The HSBC Emerging Markets Index (EMI), a monthly gauge derived from several purchasing managers surveys (PMI), showed a reading of 50.8 in September, from 50.7 in August. The neutral 50-mark divides expanding activity from contracting business activity.
Output growth, in September, slowed in two of the four largest emerging market economies. China's output growth slowed slightly to 51.2, from 51.8 in August; while Russia's output growth slowed to 51.2 in September, from 51.4 in the preceding month.
Business activity in Brazil made slow progress after two months of contraction. Output crept to 50.7, from 49.7 in August.
However, business activity in India contracted further in September, logging its fastest decline since March, 2009. Output dropped to 46.1, from 47.6 in August.
In addition, output growth expectations fell for the first time since June, data compiled by HSBC revealed.

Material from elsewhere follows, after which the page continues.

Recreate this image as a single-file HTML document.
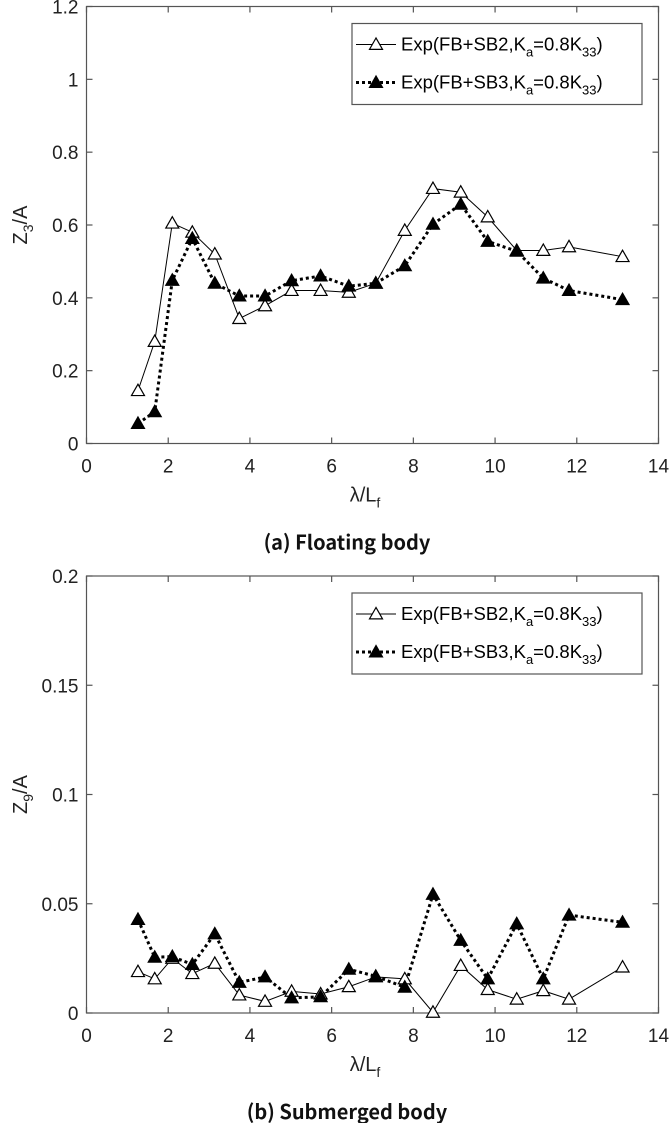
<!DOCTYPE html>
<html><head><meta charset="utf-8">
<style>
html,body{margin:0;padding:0;background:#fff;}
svg{display:block;font-family:"Liberation Sans",Arial,sans-serif;}
.cap{font-family:"Noto Sans CJK KR","Liberation Sans",sans-serif;font-weight:bold;}
</style></head>
<body>
<svg id="chart" width="670" height="1123" viewBox="0 0 670 1123" xmlns="http://www.w3.org/2000/svg"></svg>
<script>
const xCats = [1.26,1.67,2.10,2.59,3.14,3.74,4.37,5.02,5.73,6.42,7.08,7.79,8.48,9.16,9.82,10.53,11.18,11.81,13.12];
const topOpen = [0.145,0.28,0.605,0.58,0.52,0.343,0.378,0.42,0.42,0.415,0.44,0.585,0.70,0.69,0.622,0.53,0.53,0.54,0.513];
const topFilled = [0.055,0.087,0.448,0.563,0.44,0.405,0.405,0.447,0.46,0.432,0.44,0.488,0.602,0.657,0.555,0.528,0.454,0.42,0.395];
const botOpen = [0.0189,0.0156,0.025,0.018,0.0227,0.0082,0.0053,0.0099,0.0087,0.012,0.0165,0.0156,0.0003,0.0217,0.0107,0.0063,0.0102,0.0063,0.021];
const botFilled = [0.0428,0.0255,0.0258,0.0222,0.0362,0.014,0.0165,0.0069,0.0074,0.020,0.0168,0.0118,0.0543,0.0332,0.0156,0.0408,0.0156,0.0448,0.0415];
const xTicks = [0,2,4,6,8,10,12,14];
const topYTicks = [0,0.2,0.4,0.6,0.8,1,1.2];
const topYLabels = ["0","0.2","0.4","0.6","0.8","1","1.2"];
const botYTicks = [0,0.05,0.1,0.15,0.2];
const botYLabels = ["0","0.05","0.1","0.15","0.2"];

const svg = document.getElementById('chart');
const NS = 'http://www.w3.org/2000/svg';
function mk(tag, attrs, parent){
  const e = document.createElementNS(NS, tag);
  for (const k in attrs) e.setAttribute(k, attrs[k]);
  (parent||svg).appendChild(e);
  return e;
}
function tri(g, cx, cy, filled){
  const s = 6.5;
  return mk('polygon', {points:`${cx},${cy-s} ${cx-s},${cy+s*0.75} ${cx+s},${cy+s*0.75}`,
    fill: filled?'#000':'#fff', stroke:'#000','stroke-width':1.2}, g);
}
function panel(cfg){
  const L=86.5, R=658.5, T=cfg.top, B=cfg.top+437;
  const xs = v => L + (v-0)/14*(R-L);
  const ys = v => B - v/cfg.ymax*(B-T);
  const g = mk('g', {});
  
  
  const frame = mk('rect', {x:L,y:T,width:R-L,height:B-T,fill:'none',stroke:'#555','stroke-width':1.2}, g);
  
  
  xTicks.forEach(t=>{
    const x = xs(t);
    mk('line',{x1:x,y1:B,x2:x,y2:B-6,stroke:'#555','stroke-width':1.2},g);
    mk('line',{x1:x,y1:T,x2:x,y2:T+6,stroke:'#555','stroke-width':1.2},g);
    const tx = mk('text',{x:x,y:B+29,'font-size':19,'text-anchor':'middle',fill:'#222'},g);
    tx.textContent = t;
    
    
  });
  cfg.yticks.forEach((t,i)=>{
    const y = ys(t);
    mk('line',{x1:L,y1:y,x2:L+6,y2:y,stroke:'#555','stroke-width':1.2},g);
    mk('line',{x1:R,y1:y,x2:R-6,y2:y,stroke:'#555','stroke-width':1.2},g);
    const tx = mk('text',{x:L-8,y:y+7,'font-size':19,'text-anchor':'end',fill:'#222'},g);
    tx.textContent = cfg.ylabels[i];
    
    
  });
  const ptsO = xCats.map((x,i)=>xs(x)+','+ys(cfg.open[i])).join(' ');
  const ptsF = xCats.map((x,i)=>xs(x)+','+ys(cfg.filled[i])).join(' ');
  const lo = mk('polyline',{points:ptsO,fill:'none',stroke:'#000','stroke-width':1},g);
  
  
  const lf = mk('polyline',{points:ptsF,fill:'none',stroke:'#000','stroke-width':3,'stroke-dasharray':'3 3'},g);
  
  
  xCats.forEach((x,i)=>{
    const m = tri(g, xs(x), ys(cfg.open[i]), false);
    
    
  });
  xCats.forEach((x,i)=>{
    const m = tri(g, xs(x), ys(cfg.filled[i]), true);
    
    
  });
  const lg = mk('g',{},g);
  
  
  mk('rect',{x:352,y:T+17,width:290,height:81,fill:'#fff',stroke:'#555','stroke-width':1.2},lg);
  const r1 = T+38, r2 = T+76;
  mk('line',{x1:356,y1:r1,x2:396,y2:r1,stroke:'#000','stroke-width':1},lg);
  tri(lg,376,r1,false);
  mk('line',{x1:356,y1:r2,x2:396,y2:r2,stroke:'#000','stroke-width':3,'stroke-dasharray':'3 3'},lg);
  tri(lg,376,r2,true);
  [[r1,'SB2'],[r2,'SB3']].forEach(([y,s])=>{
    const t = mk('text',{x:401,y:y+6,'font-size':18.5,fill:'#000'},lg);
    t.innerHTML = `Exp(FB+${s},K<tspan dy="6" font-size="13">a</tspan><tspan dy="-6">=0.8K</tspan><tspan dy="6" font-size="13">33</tspan><tspan dy="-6">)</tspan>`;
    
    
  });
  const yl = mk('text',{x:0,y:0,'font-size':20,'text-anchor':'middle',fill:'#222',transform:`translate(27,${(T+B)/2}) rotate(-90)`},g);
  yl.innerHTML = `Z<tspan dy="6" font-size="14">${cfg.sub}</tspan><tspan dy="-6">/A</tspan>`;
  
  
  const xl = mk('text',{x:365,y:B+58,'font-size':20,'text-anchor':'middle',fill:'#222'},g);
  xl.innerHTML = `λ/L<tspan dy="6" font-size="14">f</tspan>`;
  
  
  const cp = mk('text',{x:347,y:B+106,'font-size':20,'text-anchor':'middle',fill:'#111','class':'cap'},g);
  cp.textContent = cfg.caption;
  
  
}
panel({name:'floating-body-chart',top:6.5,ymax:1.2,yticks:topYTicks,ylabels:topYLabels,open:topOpen,filled:topFilled,sub:'3',caption:'(a)  Floating  body'});
panel({name:'submerged-body-chart',top:576,ymax:0.2,yticks:botYTicks,ylabels:botYLabels,open:botOpen,filled:botFilled,sub:'9',caption:'(b)  Submerged  body'});
</script>
</body></html>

The HSBC Emerging Markets Future Output Index, which tracks business expectations, fell back in September and was only slightly above June's 18-month record low reading.
Expectations moderated in the four largest emerging markets, with China posting the weakest sentiment followed by India, Russia and Brazil.
The HSBC report also showed that manufacturing output expectations remained brightest in South East Asia, in September.
In addition, manufacturers in emerging European economies were more confident than those in China, India and Brazil.
A solid increase in new orders continued to drive output growth in Poland. Firms expanded workforces at the fastest rate in over six years on the back of rising production.
The manufacturing recovery in the Czech Republic continued in September. Elsewhere, Turkish manufacturers reported sharp increases in output and new order intakes that month, with growth rates accelerating to the quickest since January.
"About half of the EM manufacturing PMIs are back above 50, with three quarters of the countries covered seeing improvements, compared to less than half a month ago," Pablo Goldberg, the Global Head of Emerging Markets Research said in the report.
"CEE recovery is on track. While Turkey surprises to the upside, we expect slowdown from here due to tighter financial conditions" said Murat Ulgen, HSBC's Chief Economist for the CEE and Sub-Saharan Africa.
Emerging Market Slowdown
Emerging Asian economies will remain resilient and log a healthy growth rate over the medium term, according to the Organisation for Economic Co-operation and Development (OECD).
However, the organisation claims the pace of economic expansion in the region, in the near term, will remain subdued when compared to the pre-financial crisis period.
A slowdown in the emerging markets has weighed heavily on world output, forcing the International Monetary Fund to cut its global economic forecast for the sixth time in under two years.
An earlier report by the World Bank warned that policy makers in developing East Asian economies needed to do more to boost sluggish growth in a region that contributes 40% of the world's GDP growth.